Thoughts About Open Source Science Research

(Image thanks to cudmore and Wikimedia)

This post was inspired by this blog post which I came across yesterday, and the subsequent discussion with @cameronneylon on Twitter, which refined my thoughts and brought up many of the questions below.

The blog post, discusses ways of turning scientific research papers into something more akin to a free and open source software (FOSS) project. He suggests the use of 'bug reports' - places where errors in the paper can be pointed out and fixed - something widely used in software development (see bugzilla. He goes on to suggest that if an author is unwilling to make changes to his/her paper, then a derivative paper could be produced that 'patches' it to remove perceived errors and improve presentation.

This got me thinking about the branching or forking model used to develop open source software, such as Linux (see this rather impressive diagram).
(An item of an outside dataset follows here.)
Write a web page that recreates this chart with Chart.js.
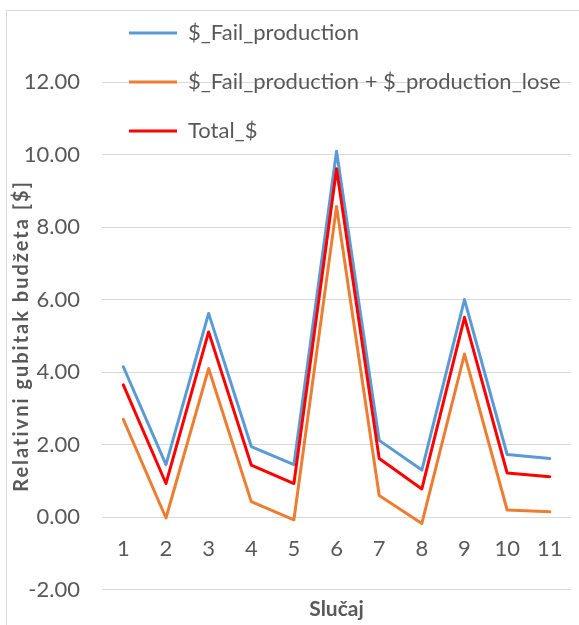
<!DOCTYPE html>
<html>
<head>
<meta charset="utf-8">
<script src="https://cdn.jsdelivr.net/npm/chart.js@4/dist/chart.umd.min.js"></script>
<style>
  html, body { margin: 0; padding: 0; background: #ffffff; overflow: hidden; }
  #wrap { position: relative; width: 581px; height: 625px; }
  #frame { position: absolute; left: 6px; top: 10px; width: 600px; height: 640px;
           border-top: 1px solid #d9d9d9; border-left: 1px solid #d9d9d9; }
  #c { position: absolute; left: 0; top: 0; }
</style>
</head>
<body>
<div id="wrap">
  <div id="frame"></div>
  <canvas id="c" width="581" height="625"></canvas>
</div>
<script>
const categories = ['1','2','3','4','5','6','7','8','9','10','11'];
const failProduction = [4.15, 1.45, 5.62, 1.95, 1.45, 10.09, 2.12, 1.30, 6.00, 1.73, 1.62];
const failPlusLose   = [2.70, -0.02, 4.10, 0.43, -0.07, 8.57, 0.60, -0.17, 4.50, 0.20, 0.15];
const totalCost      = [3.65, 0.93, 5.11, 1.44, 0.93, 9.61, 1.62, 0.78, 5.51, 1.22, 1.12];
const seriesNames = ['$_Fail_production', '$_Fail_production + $_production_lose', 'Total_$'];
const yTicks = [-2, 0, 2, 4, 6, 8, 10, 12];
const yTitle = 'Relativni gubitak budžeta [$]';
const xTitle = 'Slučaj';

const FONT = 'Lato, "Open Sans", sans-serif';
const GRAY = '#595959';

function ds(label, data, color, order) {
  return {
    label, data, borderColor: color, backgroundColor: color,
    borderWidth: 3, pointRadius: 0, pointHoverRadius: 0, tension: 0,
    borderJoinStyle: 'round', borderCapStyle: 'round', fill: false,
    order, pointStyle: 'line'
  };
}

// let the legend rows overflow into the plot (as in the reference) and space out the y title
const tweaks = {
  id: 'tweaks',
  beforeDraw(chart) {
    const lg = chart.legend;
    if (lg) { lg.bottom = chart.height; lg.height = chart.height - lg.top; }
    const y = chart.scales.y;
    if (y && !y._spaced) {
      const orig = y.drawTitle;
      y.drawTitle = function () {
        const ctx = this.ctx;
        ctx.save();
        ctx.letterSpacing = '2px';
        orig.apply(this, arguments);
        ctx.restore();
      };
      y._spaced = true;
    }
  }
};

new Chart(document.getElementById('c'), {
  type: 'line',
  data: {
    labels: categories,
    datasets: [
      ds(seriesNames[0], failProduction, '#5B9BD5', 3),
      ds(seriesNames[1], failPlusLose, '#ED7D31', 2),
      ds(seriesNames[2], totalCost, '#FF0000', 1)
    ]
  },
  plugins: [tweaks],
  options: {
    responsive: false,
    animation: false,
    events: [],
    layout: { padding: { top: -5, left: 0, right: 0, bottom: 0 } },
    plugins: {
      tooltip: { enabled: false },
      legend: {
        display: true,
        position: 'top',
        align: 'start',
        fullSize: false,
        maxHeight: 87,
        labels: {
          usePointStyle: true,
          pointStyleWidth: 48,
          padding: 27,
          color: GRAY,
          font: { family: FONT, size: 22 },
          sort: (a, b) => a.datasetIndex - b.datasetIndex
        }
      }
    },
    scales: {
      y: {
        position: 'left',
        min: -2, max: 12,
        afterBuildTicks: s => { s.ticks = yTicks.map(v => ({ value: v })); },
        afterFit: s => { s.width = 102; },
        border: { display: false },
        grid: { color: '#d9d9d9', lineWidth: 1, drawTicks: false },
        ticks: {
          padding: 22, color: GRAY,
          font: { family: FONT, size: 22 },
          callback: v => Number(v).toFixed(2)
        },
        title: {
          display: true, text: yTitle, color: GRAY,
          font: { family: FONT, size: 20, weight: 'bold' },
          padding: { top: 10, bottom: 0 }
        }
      },
      x: {
        type: 'category',
        position: { y: 0 },
        offset: true,
        border: { display: false },
        grid: { display: false, drawTicks: false },
        ticks: { padding: 18, color: GRAY, font: { family: FONT, size: 22 }, maxRotation: 0, autoSkip: false }
      },
      x2: {
        type: 'category',
        position: 'bottom',
        labels: categories,
        offset: true,
        afterFit: s => { s.height = 34; },
        border: { display: false },
        grid: { display: false, drawTicks: false },
        ticks: { display: false },
        title: {
          display: true, text: xTitle, color: GRAY,
          font: { family: FONT, size: 21, weight: 'bold' },
          padding: { top: 0, bottom: 2.4 }
        }
      }
    }
  }
});
</script>
</body>
</html>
Code in an open source project can be 'forked' to create an exact copy, which can then be worked on to develop new ideas without damaging the original code. This branch can exist on it's own (as with many Linux distributions) or it can be merged back into the main branch if the new code improves it.

I think that this model could also be applied to scientific research. In this way a paper could be published (in the tradition manner or not) which could then be analysed and reviewed for 'errors'. I put errors in quotemarks for a reason - what makes an error could be very subjective, and the original paper could be distorted if anyone was allowed to go in and edit it. A wiki model works well for Wikipedia, as there is a large and committed community that is constantly monitoring against vandalism (thanks Cameron for pointing that out!). This probably would not scale so well for niche communities studying scientific papers, and would generally drive trust of the paper down.

A more ideal model would copy the branching idea from FOSS projects - the original paper still exists but researchers can fork an exact copy that they can improve upon. This protects the original paper (the main branch), while allowing more ideas to be tested. This could spawn an entirely new paper (if a new idea merits this), or it could be merged back into the main branch. This merging could involve small changes (like changing some presentation) or errors in data could be fixed. Addition data could be added. A merge would only happen if comes from a reputable source, or can be proven in some way.

This presents new problems and issues, however, as we have to ask who is in charge of the merges, and how do we decide between 'good' and 'bad' branches? As @cameronneylon pointed out, the admin in charge might not necessarily be the original authors of the paper (they might be too close). The admin could be someone with a good reputation for curating the best edits and making the best decisions - essentially reworking the role of an editor or publisher. This leads to questions of how do we trust the editor, of course, a problem that a reputation system or score might solve. Work on such a concept has already started, with the alt-metrics manifesto. This could be used to rate and score work by a particular editor, increasing or decreasing the trust placed in the paper.

The alt-metrics concept can also be applied to other issues that were raised. How do we filter and organise the many different branches for to editor so that they can find the best? A system of organising all the branches in a sensible way could be done by a git-like system, maybe even a scientific version of github could be developed. The problem of which branches to merge still remains, however. Again, by measuring the buzz around a particular branch the editor can see which branches are being talked about favourably and which are not.

Of course this is all pie-in-the-sky right now, as the systems simply do not exist for collaboratively editing scientific papers. Alt-metrics or other such reputation systems need to be developed so that the impact of branches and papers can be measured. Overall though I do think that the methods I describe could improve scientific literature and bring it into the 21st century.